Sous la pression de leurs familles, les fidèles sont amenés à aller dans ces centres de réhabilitation pour être « éclairés » sur le danger des sectes, sur la façon dont les sectes manipulent leur esprit, et pour accepter la religion orthodoxe parce que, d'après eux, celui qui croit vraiment en Christ est protégé des diverses sectes.
Voici quelques-uns de ces centres :
- Centre de réadaptation des victimes des religions non traditionnelles sous le département missionnaire de l’Éparchie de Stavropol et Vladikavkassk. Lieu: Russie, Novopavlovsk.
Le Centre indique sur son site web: « Le fondement du département est d'aider les gens à acquérir la vraie, la véritable Foi en Dieu et en l'Église. »
- Centre de réadaptation des victimes des religions non traditionnelles sous l'Église de Notre-Dame « Joie de toutes les douleurs ». Lieu : Moscou.
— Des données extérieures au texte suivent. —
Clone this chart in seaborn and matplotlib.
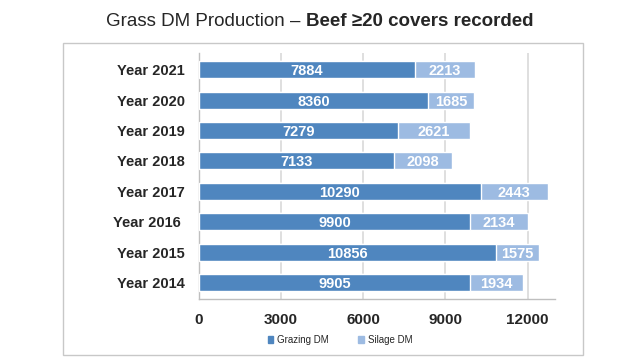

La réhabilitation est faite par deux prêtres et un diplômé de l'Université orthodoxe de Saint Tikhon (où enseigne Alexander Dvorkin).
- Centre de réadaptation pour les victimes de sectes sous le monastère de la Sainte Trinité. Lieu : Russie, Kursk.
Des prêtres et des psychologues y travaillent pour « réhabiliter » les fidèles.
- Centre de réadaptation pour les victimes des religions non traditionnelles au nom de Saint Joseph de Saint-Volotsk.
Ce centre opère sous l'Éparchie orthodoxe de la ville d'Ekaterinbourg.